____ Recorded data

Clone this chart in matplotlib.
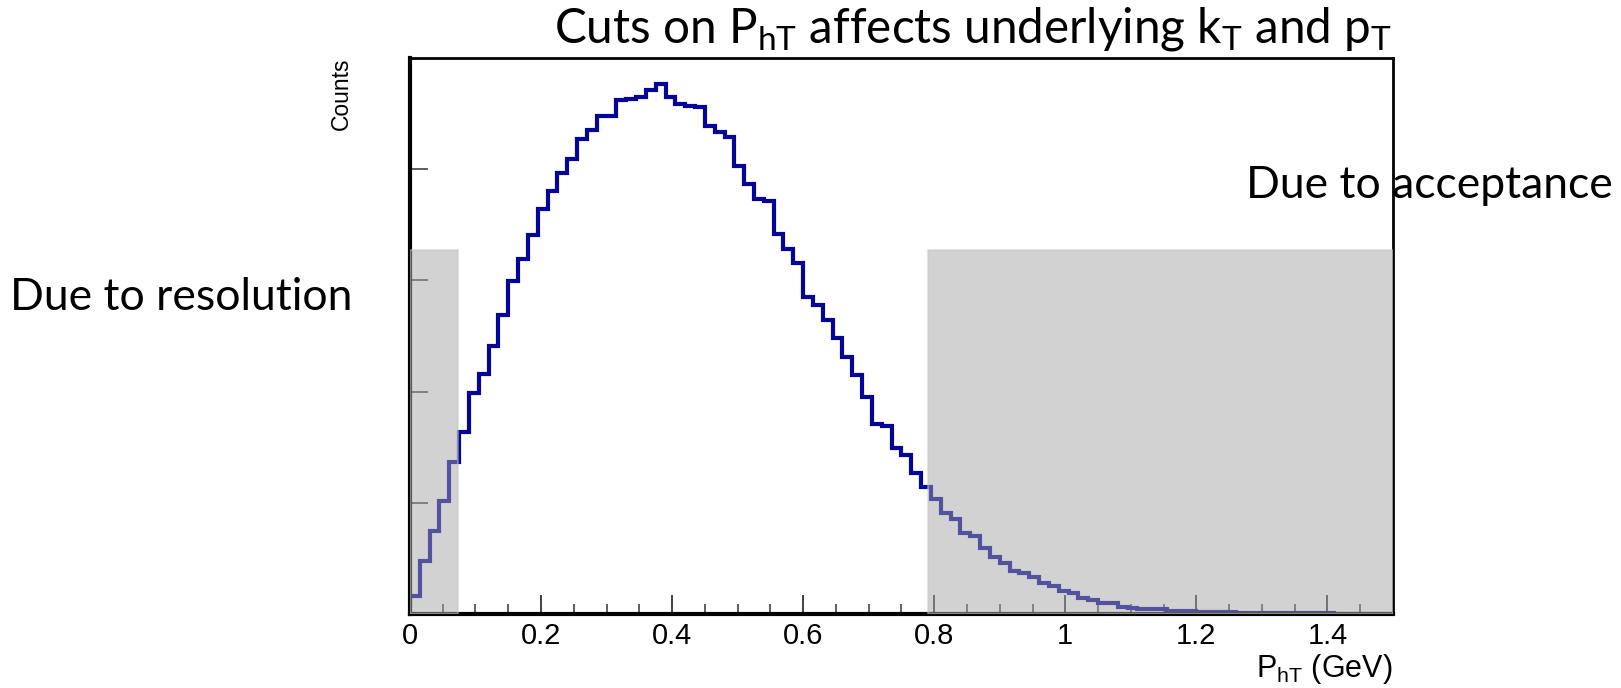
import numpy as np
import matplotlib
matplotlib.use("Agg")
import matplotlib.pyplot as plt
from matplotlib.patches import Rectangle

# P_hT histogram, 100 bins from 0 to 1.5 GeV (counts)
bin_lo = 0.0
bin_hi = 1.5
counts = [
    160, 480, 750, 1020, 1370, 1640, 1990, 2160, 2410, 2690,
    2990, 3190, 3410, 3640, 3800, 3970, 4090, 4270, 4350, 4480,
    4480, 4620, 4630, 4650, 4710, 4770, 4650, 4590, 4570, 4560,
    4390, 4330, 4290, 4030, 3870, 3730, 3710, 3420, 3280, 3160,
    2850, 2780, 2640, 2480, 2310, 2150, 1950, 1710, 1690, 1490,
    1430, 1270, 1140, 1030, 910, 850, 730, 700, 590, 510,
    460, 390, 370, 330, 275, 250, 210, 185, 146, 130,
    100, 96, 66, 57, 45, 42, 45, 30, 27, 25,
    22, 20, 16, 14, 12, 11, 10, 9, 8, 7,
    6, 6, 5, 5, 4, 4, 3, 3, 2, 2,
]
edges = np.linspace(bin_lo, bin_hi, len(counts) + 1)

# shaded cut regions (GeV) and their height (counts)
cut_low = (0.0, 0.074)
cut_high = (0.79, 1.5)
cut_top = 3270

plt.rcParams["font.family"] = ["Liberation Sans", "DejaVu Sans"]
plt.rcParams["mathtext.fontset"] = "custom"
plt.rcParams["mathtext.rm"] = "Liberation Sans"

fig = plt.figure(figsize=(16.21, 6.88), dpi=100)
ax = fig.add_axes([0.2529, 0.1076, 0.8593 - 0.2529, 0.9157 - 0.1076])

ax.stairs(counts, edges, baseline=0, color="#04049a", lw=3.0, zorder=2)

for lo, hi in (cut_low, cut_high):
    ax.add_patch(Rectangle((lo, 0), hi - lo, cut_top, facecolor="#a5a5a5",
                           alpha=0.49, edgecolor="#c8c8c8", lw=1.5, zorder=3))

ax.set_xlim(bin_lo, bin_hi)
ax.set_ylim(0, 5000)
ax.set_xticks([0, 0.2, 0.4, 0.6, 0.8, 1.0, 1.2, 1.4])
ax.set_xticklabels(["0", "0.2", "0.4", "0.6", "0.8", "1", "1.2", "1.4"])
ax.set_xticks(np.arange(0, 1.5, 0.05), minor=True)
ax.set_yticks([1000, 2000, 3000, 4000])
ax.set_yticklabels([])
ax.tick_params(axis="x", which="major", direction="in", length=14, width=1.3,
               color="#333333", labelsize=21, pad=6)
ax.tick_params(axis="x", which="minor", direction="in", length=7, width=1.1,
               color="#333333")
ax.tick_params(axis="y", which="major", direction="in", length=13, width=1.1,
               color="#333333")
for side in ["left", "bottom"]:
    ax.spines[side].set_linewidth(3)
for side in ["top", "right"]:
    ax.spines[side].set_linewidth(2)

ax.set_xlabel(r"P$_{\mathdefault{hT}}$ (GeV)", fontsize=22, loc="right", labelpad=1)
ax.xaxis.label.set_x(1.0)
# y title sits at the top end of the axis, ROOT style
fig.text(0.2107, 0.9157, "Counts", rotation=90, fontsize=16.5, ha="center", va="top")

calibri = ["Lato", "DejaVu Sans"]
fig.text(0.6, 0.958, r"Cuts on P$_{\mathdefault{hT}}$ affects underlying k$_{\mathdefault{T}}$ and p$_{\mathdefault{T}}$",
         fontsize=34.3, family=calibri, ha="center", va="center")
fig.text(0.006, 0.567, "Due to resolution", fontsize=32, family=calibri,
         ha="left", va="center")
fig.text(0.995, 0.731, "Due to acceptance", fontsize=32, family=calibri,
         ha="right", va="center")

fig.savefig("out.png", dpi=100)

________

**Instructions for the task**
Leave out the pictures and copy the rest of the material above exactly.

**Written answer**
Clone this chart in matplotlib.
import numpy as np
import matplotlib
matplotlib.use("Agg")
import matplotlib.pyplot as plt
from matplotlib.patches import Rectangle

# P_hT histogram, 100 bins from 0 to 1.5 GeV (counts)
bin_lo = 0.0
bin_hi = 1.5
counts = [
    160, 480, 750, 1020, 1370, 1640, 1990, 2160, 2410, 2690,
    2990, 3190, 3410, 3640, 3800, 3970, 4090, 4270, 4350, 4480,
    4480, 4620, 4630, 4650, 4710, 4770, 4650, 4590, 4570, 4560,
    4390, 4330, 4290, 4030, 3870, 3730, 3710, 3420, 3280, 3160,
    2850, 2780, 2640, 2480, 2310, 2150, 1950, 1710, 1690, 1490,
    1430, 1270, 1140, 1030, 910, 850, 730, 700, 590, 510,
    460, 390, 370, 330, 275, 250, 210, 185, 146, 130,
    100, 96, 66, 57, 45, 42, 45, 30, 27, 25,
    22, 20, 16, 14, 12, 11, 10, 9, 8, 7,
    6, 6, 5, 5, 4, 4, 3, 3, 2, 2,
]
edges = np.linspace(bin_lo, bin_hi, len(counts) + 1)

# shaded cut regions (GeV) and their height (counts)
cut_low = (0.0, 0.074)
cut_high = (0.79, 1.5)
cut_top = 3270

plt.rcParams["font.family"] = ["Liberation Sans", "DejaVu Sans"]
plt.rcParams["mathtext.fontset"] = "custom"
plt.rcParams["mathtext.rm"] = "Liberation Sans"

fig = plt.figure(figsize=(16.21, 6.88), dpi=100)
ax = fig.add_axes([0.2529, 0.1076, 0.8593 - 0.2529, 0.9157 - 0.1076])

ax.stairs(counts, edges, baseline=0, color="#04049a", lw=3.0, zorder=2)

for lo, hi in (cut_low, cut_high):
    ax.add_patch(Rectangle((lo, 0), hi - lo, cut_top, facecolor="#a5a5a5",
                           alpha=0.49, edgecolor="#c8c8c8", lw=1.5, zorder=3))

ax.set_xlim(bin_lo, bin_hi)
ax.set_ylim(0, 5000)
ax.set_xticks([0, 0.2, 0.4, 0.6, 0.8, 1.0, 1.2, 1.4])
ax.set_xticklabels(["0", "0.2", "0.4", "0.6", "0.8", "1", "1.2", "1.4"])
ax.set_xticks(np.arange(0, 1.5, 0.05), minor=True)
ax.set_yticks([1000, 2000, 3000, 4000])
ax.set_yticklabels([])
ax.tick_params(axis="x", which="major", direction="in", length=14, width=1.3,
               color="#333333", labelsize=21, pad=6)
ax.tick_params(axis="x", which="minor", direction="in", length=7, width=1.1,
               color="#333333")
ax.tick_params(axis="y", which="major", direction="in", length=13, width=1.1,
               color="#333333")
for side in ["left", "bottom"]:
    ax.spines[side].set_linewidth(3)
for side in ["top", "right"]:
    ax.spines[side].set_linewidth(2)

ax.set_xlabel(r"P$_{\mathdefault{hT}}$ (GeV)", fontsize=22, loc="right", labelpad=1)
ax.xaxis.label.set_x(1.0)
# y title sits at the top end of the axis, ROOT style
fig.text(0.2107, 0.9157, "Counts", rotation=90, fontsize=16.5, ha="center", va="top")

calibri = ["Lato", "DejaVu Sans"]
fig.text(0.6, 0.958, r"Cuts on P$_{\mathdefault{hT}}$ affects underlying k$_{\mathdefault{T}}$ and p$_{\mathdefault{T}}$",
         fontsize=34.3, family=calibri, ha="center", va="center")
fig.text(0.006, 0.567, "Due to resolution", fontsize=32, family=calibri,
         ha="left", va="center")
fig.text(0.995, 0.731, "Due to acceptance", fontsize=32, family=calibri,
         ha="right", va="center")

fig.savefig("out.png", dpi=100)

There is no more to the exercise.